A recent deep dive into current practices for legal services delivery, the use of legal project management, multi-jurisdictional coverage, and pricing revealed no surprises. Corporate law departments do not process the information and do not analyze the data they have available to leverage law firm capabilities. As a result, they are unable to define the value proposition for legal services expected of their law firms. Securing financial predictability in the total cost of legal services for the next three years is also out of reach for most companies because the basic analytics are not in place.
One Canadian-headquartered and one UK-headquartered company were seeking detailed analyses of historical patterns for service delivery.
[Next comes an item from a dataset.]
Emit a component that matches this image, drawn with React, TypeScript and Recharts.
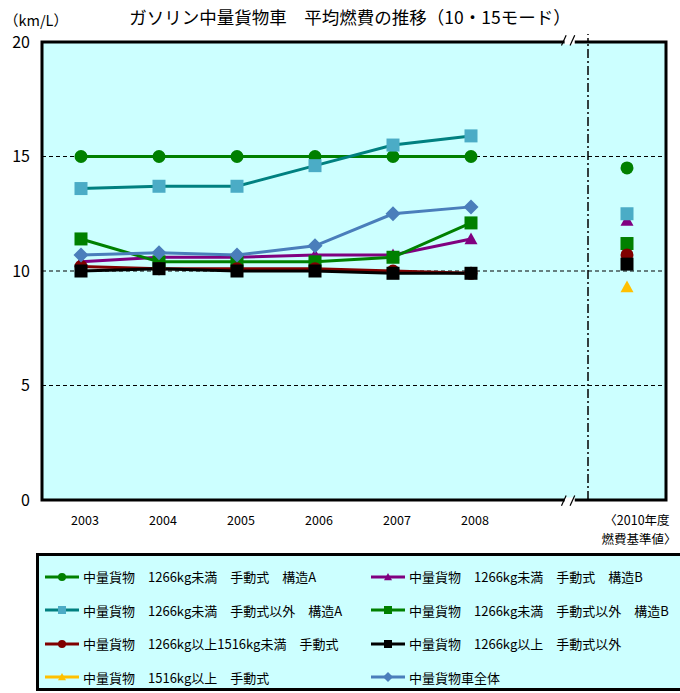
import { ComposedChart, Line, XAxis, YAxis, CartesianGrid, ReferenceLine, ReferenceArea } from 'recharts';

// 2003..2008, then the 2010 fuel-economy standard value as the last entry
const years = ['2003', '2004', '2005', '2006', '2007', '2008'];
const standardLabel = ['〈2010年度', '燃費基準値〉'];
const yTicks = [0, 5, 10, 15, 20];

const mtLightA = [15, 15, 15, 15, 15, 15, 14.5];
const mtLightB = [10.4, 10.6, 10.6, 10.7, 10.7, 11.4, 12.2];
const atLightA = [13.6, 13.7, 13.7, 14.6, 15.5, 15.9, 12.5];
const atLightB = [11.4, 10.4, 10.4, 10.4, 10.6, 12.1, 11.2];
const mtMid = [10.2, 10.1, 10.1, 10.1, 10.0, 9.9, 10.7];
const atHeavy = [10.0, 10.1, 10.0, 10.0, 9.9, 9.9, 10.3];
const mtHeavy = [null, null, null, null, null, null, 9.3];
const allTrucks = [10.7, 10.8, 10.7, 11.1, 12.5, 12.8, null];

const FONT = '"Noto Sans CJK JP", "Noto Sans", sans-serif';
const BG = '#CCFFFF';

type Shape = 'circle' | 'square' | 'triangle' | 'diamond';

const series = [
    { key: 's1', name: '中量貨物　1266kg未満　手動式　構造A', values: mtLightA, stroke: '#008000', fill: '#008000', shape: 'circle' as Shape },
    { key: 's2', name: '中量貨物　1266kg未満　手動式　構造B', values: mtLightB, stroke: '#800080', fill: '#800080', shape: 'triangle' as Shape },
    { key: 's3', name: '中量貨物　1266kg未満　手動式以外　構造A', values: atLightA, stroke: '#008080', fill: '#4BACC6', shape: 'square' as Shape },
    { key: 's4', name: '中量貨物　1266kg未満　手動式以外　構造B', values: atLightB, stroke: '#008000', fill: '#008000', shape: 'square' as Shape },
    { key: 's5', name: '中量貨物　1266kg以上1516kg未満　手動式', values: mtMid, stroke: '#800000', fill: '#800000', shape: 'circle' as Shape },
    { key: 's6', name: '中量貨物　1266kg以上　手動式以外', values: atHeavy, stroke: '#000000', fill: '#000000', shape: 'square' as Shape },
    { key: 's7', name: '中量貨物　1516kg以上　手動式', values: mtHeavy, stroke: '#FFC000', fill: '#FFC000', shape: 'triangle' as Shape },
    { key: 's8', name: '中量貨物車全体', values: allTrucks, stroke: '#4A7EBB', fill: '#4A7EBB', shape: 'diamond' as Shape },
];

const row = (x: number, i: number) => {
    const r: Record<string, number | null> = { x };
    series.forEach((s) => { r[s.key] = s.values[i]; });
    return r;
};

const data = [
    ...years.map((_, i) => row(i, i)),
    { x: 6 }, // gap so lines stop before the standard value
    row(7, years.length),
];

const Marker = ({ cx, cy, shape, fill, size = 6.5 }: { cx: number; cy: number; shape: Shape; fill: string; size?: number }) => {
    if (shape === 'circle') return <circle cx={cx} cy={cy} r={size} fill={fill} />;
    if (shape === 'square') return <rect x={cx - size} y={cy - size} width={size * 2} height={size * 2} fill={fill} />;
    if (shape === 'triangle')
        return <polygon points={`${cx},${cy - size} ${cx + size},${cy + size * 0.8} ${cx - size},${cy + size * 0.8}`} fill={fill} />;
    return <polygon points={`${cx},${cy - size - 1} ${cx + size + 1},${cy} ${cx},${cy + size + 1} ${cx - size - 1},${cy}`} fill={fill} />;
};

const XTick = ({ x, y, payload }: any) => {
    if (payload.value === 7) {
        return (
            <text x={x + 10} y={y + 2} textAnchor="middle" fontSize={12.5} fontFamily={FONT} fill="#000">
                <tspan x={x + 10} dy={21}>{standardLabel[0]}</tspan>
                <tspan x={x + 12} dy={19}>{standardLabel[1]}</tspan>
            </text>
        );
    }
    return (
        <text x={x + 4} y={y + 23} textAnchor="middle" fontSize={12.5} fontFamily={FONT} fill="#000">
            {years[payload.value]}
        </text>
    );
};

const LegendBox = () => (
    <div
        style={{
            position: 'absolute', left: 36, top: 553, width: 660, height: 132,
            background: BG, border: '3px solid #000', fontFamily: FONT, fontSize: 13,
        }}
    >
        {series.map((s, i) => {
            const col = i % 2;
            const r = Math.floor(i / 2);
            return (
                <div key={s.key} style={{ position: 'absolute', left: col === 0 ? 4 : 330, top: 11 + r * 33.5, display: 'flex', alignItems: 'center', whiteSpace: 'pre' }}>
                    <svg width={38} height={12}>
                        <line x1={2} y1={6} x2={36} y2={6} stroke={s.stroke} strokeWidth={3} />
                        <Marker cx={19} cy={6} shape={s.shape} fill={s.fill} size={4} />
                    </svg>
                    <span style={{ marginLeft: 2 }}>{s.name}</span>
                </div>
            );
        })}
    </div>
);

export default function App() {
    return (
        <div style={{ position: 'absolute', left: 0, top: 0, width: 680, height: 693, overflow: 'hidden', background: '#fff' }}>
            <div style={{ position: 'absolute', left: 0, top: 4, width: 700, textAlign: 'center', fontFamily: FONT, fontSize: 17.5 }}>
                ガソリン中量貨物車　平均燃費の推移（10・15モード）
            </div>
            <div style={{ position: 'absolute', left: 4, top: 9, fontFamily: FONT, fontSize: 14.5 }}>（km/L）</div>
            <ComposedChart width={680} height={693} data={data} margin={{ top: 42, right: 14, bottom: 163, left: 0 }}>
                <CartesianGrid vertical={false} fill={BG} stroke="#000" strokeDasharray="4 3" strokeWidth={1.2} />
                <XAxis
                    dataKey="x"
                    type="number"
                    domain={[-0.5, 7.5]}
                    ticks={[0, 1, 2, 3, 4, 5, 7]}
                    height={30}
                    axisLine={false}
                    tickLine={false}
                    tickSize={0}
                    tick={<XTick />}
                    interval={0}
                />
                <YAxis
                    type="number"
                    domain={[0, 20]}
                    ticks={yTicks}
                    width={42}
                    axisLine={false}
                    tickLine={false}
                    tickSize={0}
                    tickMargin={12}
                    tick={{ fontSize: 16, fill: '#000', fontFamily: FONT }}
                />
                <ReferenceLine x={6.5} stroke="#000" strokeWidth={1.5} strokeDasharray="9 3 2 3" />
                <ReferenceLine segment={[{ x: 6.5, y: 20 }, { x: 6.5, y: 20.35 }]} stroke="#000" strokeWidth={1.5} strokeDasharray="4 3" ifOverflow="visible" />
                {series.map((s) => (
                    <Line
                        key={s.key}
                        dataKey={s.key}
                        stroke={s.stroke}
                        strokeWidth={3}
                        isAnimationActive={false}
                        connectNulls={false}
                        activeDot={false}
                        dot={(p: any) => {
                            if (p.value == null || p.cy == null) return <g key={p.key} />;
                            return (
                                <g key={p.key}>
                                    <Marker cx={p.cx} cy={p.cy} shape={s.shape} fill={s.fill} />
                                </g>
                            );
                        }}
                    />
                ))}
                <ReferenceArea x1={-0.5} x2={7.5} y1={0} y2={20} fill="none" stroke="#000" strokeWidth={3} ifOverflow="visible" />
                <ReferenceLine segment={[{ x: 6.2, y: 20 }, { x: 6.33, y: 20 }]} stroke="#fff" strokeWidth={5} ifOverflow="visible" />
                <ReferenceLine segment={[{ x: 6.2, y: 0 }, { x: 6.33, y: 0 }]} stroke="#fff" strokeWidth={5} ifOverflow="visible" />
                <ReferenceLine segment={[{ x: 6.16, y: 19.85 }, { x: 6.22, y: 20.3 }]} stroke="#000" strokeWidth={1.2} ifOverflow="visible" />
                <ReferenceLine segment={[{ x: 6.27, y: 19.85 }, { x: 6.33, y: 20.3 }]} stroke="#000" strokeWidth={1.2} ifOverflow="visible" />
                <ReferenceLine segment={[{ x: 6.16, y: -0.25 }, { x: 6.22, y: 0.2 }]} stroke="#000" strokeWidth={1.2} ifOverflow="visible" />
                <ReferenceLine segment={[{ x: 6.27, y: -0.25 }, { x: 6.33, y: 0.2 }]} stroke="#000" strokeWidth={1.2} ifOverflow="visible" />
            </ComposedChart>
            <LegendBox />
        </div>
    );
}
They wanted a high-level understanding of what was possible in partnering with there. primary firms. Information from 195 firms was reviewed. Detailed conversations took place with 33 firms in Canada, the US and the UK.
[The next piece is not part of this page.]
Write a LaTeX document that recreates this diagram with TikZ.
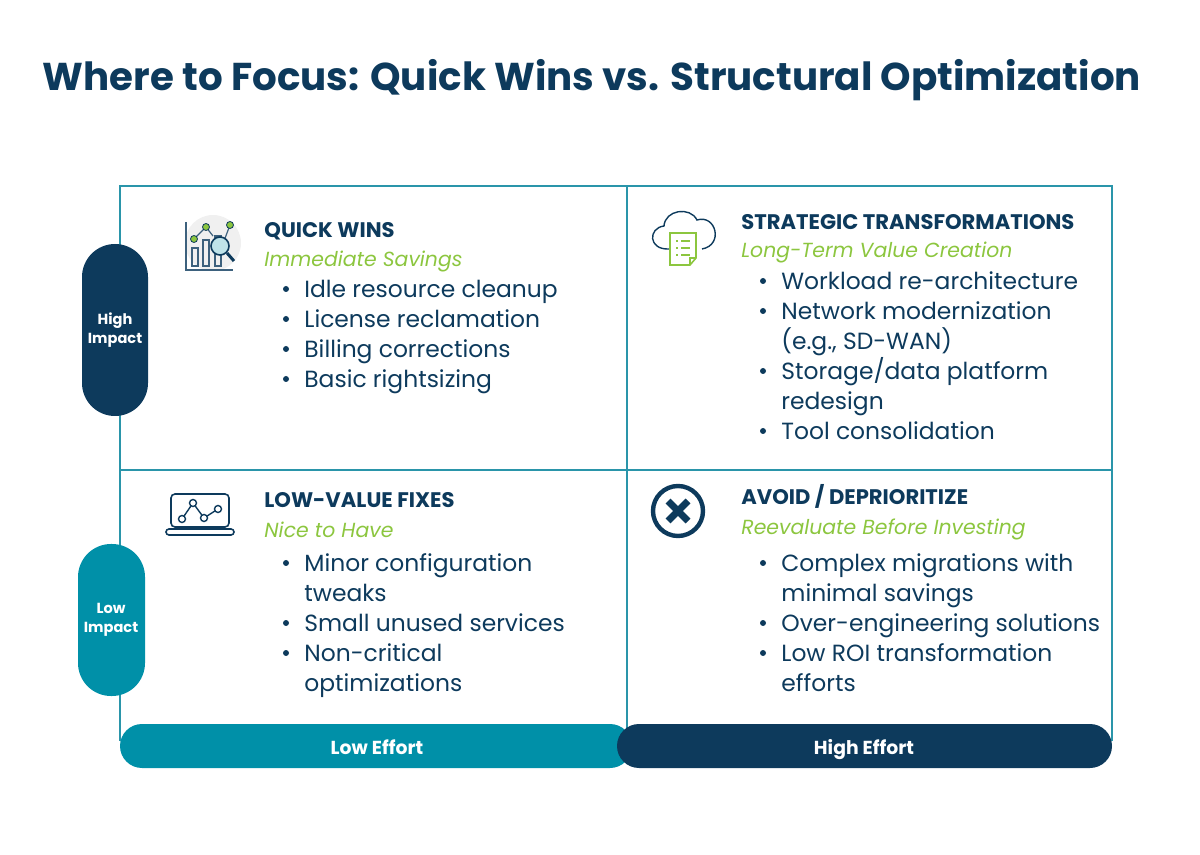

The first observation is that large, decentralized law departments are much less thorough than they should be in coordinating systematic and qualitative evaluations of their primary law firms. There was little evidence of formal performance indicators and evaluation processes. While general counsel do meet their firms at least once per year to discuss files, trends and legal spend, agendas are not available and changes going forward are not well documented. There is rarely a correlation between law firm performance and legal fees. The primary driver in working with law firms is still a relationship with key partners. In effect, these relationships seem to act as a barrier to comprehensive and accelerated innovation in service delivery.
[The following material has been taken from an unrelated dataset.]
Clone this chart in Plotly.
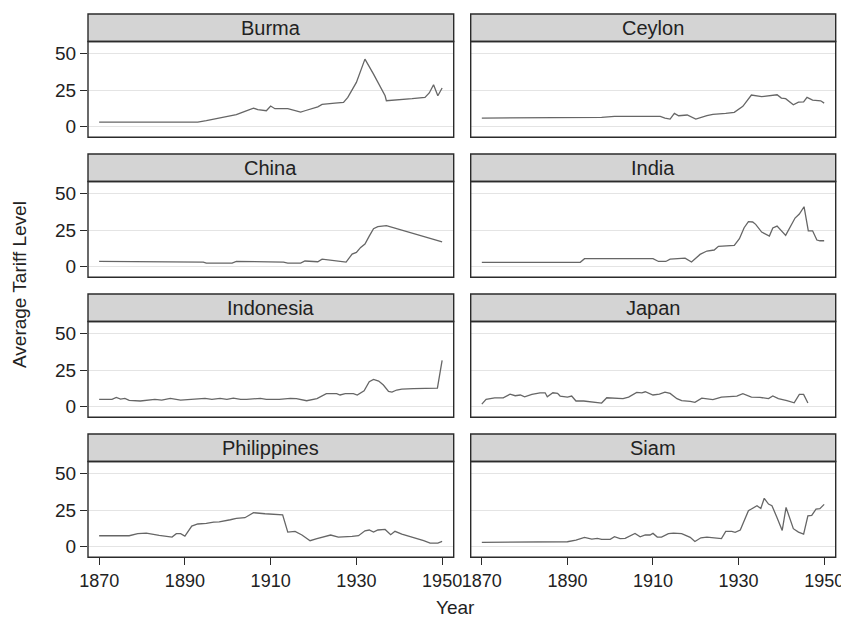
import plotly.graph_objects as go

countries = ["Burma", "Ceylon", "China", "India", "Indonesia", "Japan", "Philippines", "Siam"]

burma_years = [1870, 1893, 1895, 1898, 1902, 1904, 1906, 1907, 1909, 1910, 1911, 1914, 1917, 1918, 1920, 1921, 1922, 1924, 1925, 1927, 1928, 1930, 1932, 1934, 1936.7, 1937, 1940, 1943, 1946, 1947, 1948, 1949, 1950]
burma_vals = [3.2, 3.2, 4.1, 5.9, 8.2, 10.5, 12.7, 11.6, 10.9, 14.1, 12.3, 12.3, 10.0, 10.9, 12.7, 13.6, 15.2, 15.5, 16.1, 16.6, 20.0, 30.2, 46.1, 35.9, 21.1, 17.7, 18.2, 19.1, 20.0, 23.0, 28.6, 21.1, 26.4]

ceylon_years = [1870, 1892, 1893, 1898, 1901, 1911.7, 1912.8, 1914, 1915, 1916, 1918, 1920, 1922.6, 1924, 1927, 1929, 1931, 1933, 1935.4, 1936.6, 1939, 1940, 1941, 1942.8, 1944, 1945.2, 1946, 1947.3, 1949.2, 1950]
ceylon_vals = [5.9, 5.9, 6.4, 6.4, 7.0, 7.0, 5.9, 5.2, 9.1, 7.5, 8.0, 5.2, 7.5, 8.4, 9.1, 9.8, 13.9, 21.6, 20.5, 21.1, 21.8, 19.5, 19.1, 15.0, 16.8, 17.0, 20.0, 18.2, 17.7, 16.1]

china_years = [1870, 1880, 1881, 1894.3, 1895, 1901, 1902, 1906.8, 1908, 1913, 1914, 1917, 1918, 1920, 1921, 1922, 1924, 1926, 1927.6, 1929, 1930, 1931, 1932, 1933, 1934, 1935, 1937, 1950]
china_vals = [3.6, 3.6, 3.2, 3.2, 2.5, 2.5, 3.6, 3.6, 3.2, 3.2, 2.5, 2.5, 3.9, 3.4, 3.4, 5.2, 4.5, 4.1, 3.2, 8.6, 9.8, 13.2, 15.5, 20.9, 25.9, 27.3, 28.0, 17.0]

india_years = [1870, 1893, 1894, 1910, 1911.3, 1913, 1914, 1916, 1917.5, 1919, 1921, 1922.6, 1924.3, 1925.3, 1927, 1929, 1930.2, 1931.3, 1932.3, 1933.3, 1934, 1935.4, 1937.2, 1938, 1939, 1941, 1943.2, 1944.2, 1945.3, 1946.3, 1947.3, 1948.3, 1949, 1950]
india_vals = [3.0, 3.0, 5.5, 5.5, 3.6, 3.6, 5.2, 5.5, 5.9, 3.2, 8.4, 10.7, 11.4, 13.9, 14.1, 14.5, 19.1, 26.6, 30.7, 30.5, 28.9, 23.6, 20.9, 26.4, 27.7, 21.4, 33.2, 35.9, 40.9, 24.5, 24.5, 18.2, 17.7, 17.7]

indonesia_years = [1870, 1873, 1874, 1875, 1876, 1877, 1879.6, 1881, 1883, 1884.6, 1886.6, 1889, 1892, 1894.7, 1896.3, 1898.2, 1899.8, 1901.3, 1903, 1904.4, 1907.6, 1909, 1912, 1914.6, 1916, 1918.4, 1920.8, 1923, 1925.4, 1926.2, 1927.4, 1929.3, 1930.2, 1931.8, 1933, 1934, 1935.2, 1936.3, 1937.5, 1938.3, 1939.4, 1940.6, 1943.3, 1948.9, 1950]
indonesia_vals = [5.0, 5.0, 6.4, 5.2, 5.7, 4.3, 3.9, 4.5, 5.0, 4.5, 5.7, 4.5, 5.0, 5.7, 5.0, 5.7, 5.0, 5.9, 5.0, 5.0, 5.7, 5.0, 5.0, 5.7, 5.5, 4.1, 5.5, 8.9, 8.9, 8.0, 8.9, 8.9, 8.0, 10.9, 17.0, 18.6, 17.5, 14.8, 10.5, 10.0, 11.4, 12.0, 12.3, 12.7, 31.6]

japan_years = [1870, 1871, 1873, 1875, 1876.6, 1877.8, 1879, 1880, 1881.7, 1883.6, 1884.8, 1885.3, 1886.6, 1887.7, 1888.3, 1890, 1891, 1892, 1893.8, 1896, 1898, 1899.2, 1901.5, 1903, 1904.3, 1906.2, 1907.4, 1908.2, 1910, 1911.5, 1912.8, 1914, 1915.6, 1916.7, 1918.7, 1919.8, 1921.4, 1922.9, 1924, 1926, 1927.2, 1929.6, 1931, 1933, 1935, 1937, 1938, 1939.3, 1941.3, 1943, 1944.2, 1945.2, 1946.2]
japan_vals = [1.8, 5.0, 6.1, 6.1, 8.6, 7.5, 8.0, 6.8, 8.4, 9.5, 9.5, 6.8, 9.5, 9.1, 7.3, 6.6, 7.3, 3.9, 3.9, 3.2, 2.5, 6.1, 5.9, 5.5, 6.6, 9.8, 9.5, 10.2, 8.0, 8.6, 10.0, 9.1, 5.5, 4.1, 3.6, 3.0, 5.9, 5.0, 4.8, 6.6, 7.0, 7.3, 8.9, 6.6, 6.4, 5.5, 7.3, 5.5, 4.1, 2.7, 8.4, 8.4, 2.5]

philippines_years = [1870, 1877, 1879, 1881, 1884, 1887, 1888, 1889, 1890, 1891.6, 1893, 1895, 1896.7, 1898, 1900.6, 1902, 1904, 1906, 1908.7, 1911, 1912.8, 1914, 1915.7, 1917.3, 1919.2, 1920.8, 1922.7, 1924, 1925.8, 1927.8, 1929, 1930.5, 1932, 1933, 1934, 1935, 1936.7, 1938, 1939, 1940.6, 1943.3, 1945.7, 1947.2, 1949, 1950]
philippines_vals = [7.5, 7.5, 8.9, 9.3, 7.7, 6.6, 8.9, 8.9, 7.3, 14.1, 15.5, 15.9, 16.8, 17.0, 18.4, 19.3, 19.8, 23.2, 22.5, 22.0, 21.8, 10.0, 10.5, 8.0, 4.1, 5.5, 7.3, 8.0, 6.6, 6.6, 7.0, 7.5, 10.9, 11.4, 10.0, 11.4, 11.8, 8.2, 10.5, 8.6, 6.4, 4.1, 2.5, 2.5, 3.6]

siam_years = [1870, 1888.3, 1890, 1892, 1894, 1895.7, 1897, 1898, 1900, 1901, 1902.3, 1903.5, 1905.8, 1907, 1908.2, 1909.3, 1910, 1911, 1912, 1913.6, 1914.8, 1916.7, 1918.7, 1919.8, 1921.2, 1922.6, 1923.7, 1926, 1927, 1928.4, 1929.2, 1930.4, 1932.3, 1933.5, 1934.3, 1935.2, 1936, 1937, 1937.8, 1938.9, 1940.2, 1941.1, 1942.8, 1944, 1945.2, 1946.2, 1947.1, 1948.1, 1949, 1950]
siam_vals = [3.0, 3.0, 3.4, 4.5, 6.4, 5.2, 5.7, 5.0, 5.0, 6.8, 5.5, 5.7, 9.1, 6.8, 8.0, 8.0, 9.1, 6.6, 6.6, 8.9, 9.3, 8.9, 6.4, 3.6, 6.1, 6.6, 6.1, 5.5, 10.5, 10.5, 9.8, 11.4, 24.5, 26.6, 28.0, 26.1, 33.0, 29.1, 28.0, 20.5, 11.1, 26.8, 12.3, 10.0, 8.6, 21.1, 21.4, 25.7, 25.9, 28.9]

series_years = [burma_years, ceylon_years, china_years, india_years, indonesia_years, japan_years, philippines_years, siam_years]
series_vals = [burma_vals, ceylon_vals, china_vals, india_vals, indonesia_vals, japan_vals, philippines_vals, siam_vals]

x_ticks = [1870, 1890, 1910, 1930, 1950]
y_ticks = [0, 25, 50]
x_title = "Year"
y_title = "Average Tariff Level"

# page body has an 8px margin: figure occupies viewport pixels 8..849 x 8..623
OFF = 8.0
W, H = 841, 615
FONT = "Liberation Sans, Arial, sans-serif"
EDGE = "#2b2b2b"
TXT = "#222222"
FS = 20
TICK_FS = 18

col_px = [(88.0 - OFF, 453.7 - OFF), (470.7 - OFF, 835.7 - OFF)]
strip_top0, plot_top0, plot_bot0, row_step = 14.0 - OFF, 41.5 - OFF, 137.3 - OFF, 140.0

fig = go.Figure()
layout = dict(
    width=W, height=H,
    margin=dict(l=0, r=0, t=0, b=0, autoexpand=False),
    paper_bgcolor="white", plot_bgcolor="white",
    showlegend=False,
    font=dict(family=FONT, color=TXT, size=FS),
)
shapes = []
annotations = []

for i, name in enumerate(countries):
    r, c = divmod(i, 2)
    x0, x1 = col_px[c]
    st = strip_top0 + row_step * r
    pt = plot_top0 + row_step * r
    pb = plot_bot0 + row_step * r
    xd = [x0 / W, x1 / W]
    yd = [1 - pb / H, 1 - pt / H]
    k = "" if i == 0 else str(i + 1)
    layout["xaxis" + k] = dict(
        domain=xd, anchor="y" + k, range=[1867.4, 1952.7], automargin=False,
        showgrid=False, zeroline=False, showline=False,
        tickmode="array", tickvals=x_ticks,
        showticklabels=(r == 3),
        ticks="outside" if r == 3 else "", ticklen=7, tickwidth=1.3, tickcolor=EDGE,
        tickfont=dict(size=TICK_FS, color=TXT, family=FONT),
    )
    layout["yaxis" + k] = dict(
        domain=yd, anchor="x" + k, range=[-7.2, 58.1], automargin=False,
        showgrid=True, gridcolor="#e4e4e4", gridwidth=1, zeroline=False, showline=False,
        tickmode="array", tickvals=y_ticks,
        showticklabels=(c == 0),
        ticks="outside" if c == 0 else "", ticklen=7, tickwidth=1.3, tickcolor=EDGE,
        tickfont=dict(size=19, color=TXT, family=FONT),
    )
    fig.add_trace(go.Scatter(
        x=series_years[i], y=series_vals[i], mode="lines",
        line=dict(color="#666666", width=1.3),
        xaxis="x" + k, yaxis="y" + k, hoverinfo="skip",
    ))
    shapes.append(dict(type="rect", xref="paper", yref="paper",
                       x0=xd[0], x1=xd[1], y0=1 - pt / H, y1=1 - st / H,
                       fillcolor="#d4d4d4", line=dict(color=EDGE, width=1.4), layer="below"))
    shapes.append(dict(type="rect", xref="paper", yref="paper",
                       x0=xd[0], x1=xd[1], y0=yd[0], y1=yd[1],
                       fillcolor="rgba(0,0,0,0)", line=dict(color=EDGE, width=1.4), layer="above"))
    annotations.append(dict(text=name, xref="paper", yref="paper",
                            x=(xd[0] + xd[1]) / 2, y=1 - (st + pt) / 2 / H,
                            xanchor="center", yanchor="middle", showarrow=False,
                            font=dict(size=FS, color=TXT, family=FONT)))

annotations.append(dict(text=x_title, xref="paper", yref="paper",
                        x=(455 - OFF) / W, y=1 - (607 - OFF) / H, xanchor="center", yanchor="middle",
                        showarrow=False, font=dict(size=19, color=TXT, family=FONT)))
annotations.append(dict(text=y_title, xref="paper", yref="paper",
                        x=(19 - OFF) / W, y=1 - (285 - OFF) / H, xanchor="center", yanchor="middle",
                        textangle=-90, showarrow=False,
                        font=dict(size=19, color=TXT, family=FONT)))

layout["shapes"] = shapes
layout["annotations"] = annotations
fig.update_layout(**layout)
fig.write_html("out.html")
A second observation relates to competence and coverage. Companies preferring to reduce the number of law firm relationships while still securing local counsel for regional and global business requirements are looking to firms that have extensive footprints in key markets. India, China, Brazil come to mind. So do Texas and Louisiana if you are in the energy business. Global firms, such as DLA Piper, Dentons, Norton Rose Fulbright, Freshfields, and Eversheds Sutherland, have invested heavily in building their regional offices and networks of local counsel. Still, law firms are not doing enough to introduce firm-wide standards for service delivery, quality assurance of the legal work, and cost predictability. While a few firms have moved forward boldly on these fronts, they are the exception. The independence of local counsel appears to trump the introduction of global service delivery, technology and pricing standards.
A third point refers to the use of matter plans and budgets. Firms were asked to provide their best examples of matter plans and budgets for both transactional work and litigation. The quality and usefulness of the templates varied enormously. Very few incorporated plans and budgets by phase and task, planning assumptions, a percentage certainty by phase and by task, and the distribution of hours by fee earner for the work to be done. Firms did not describe the extent of use of such techniques to scope work and offer clients predictability on a matter-by-matter basis. It is as if both law departments and law firms are reluctant to embrace such processes. Legal project management and budgets are a pre-requisite to non-hourly fee arrangements. Inside counsel would benefit greatly from formal training in scoping and pricing of legal matters with the use of LPM.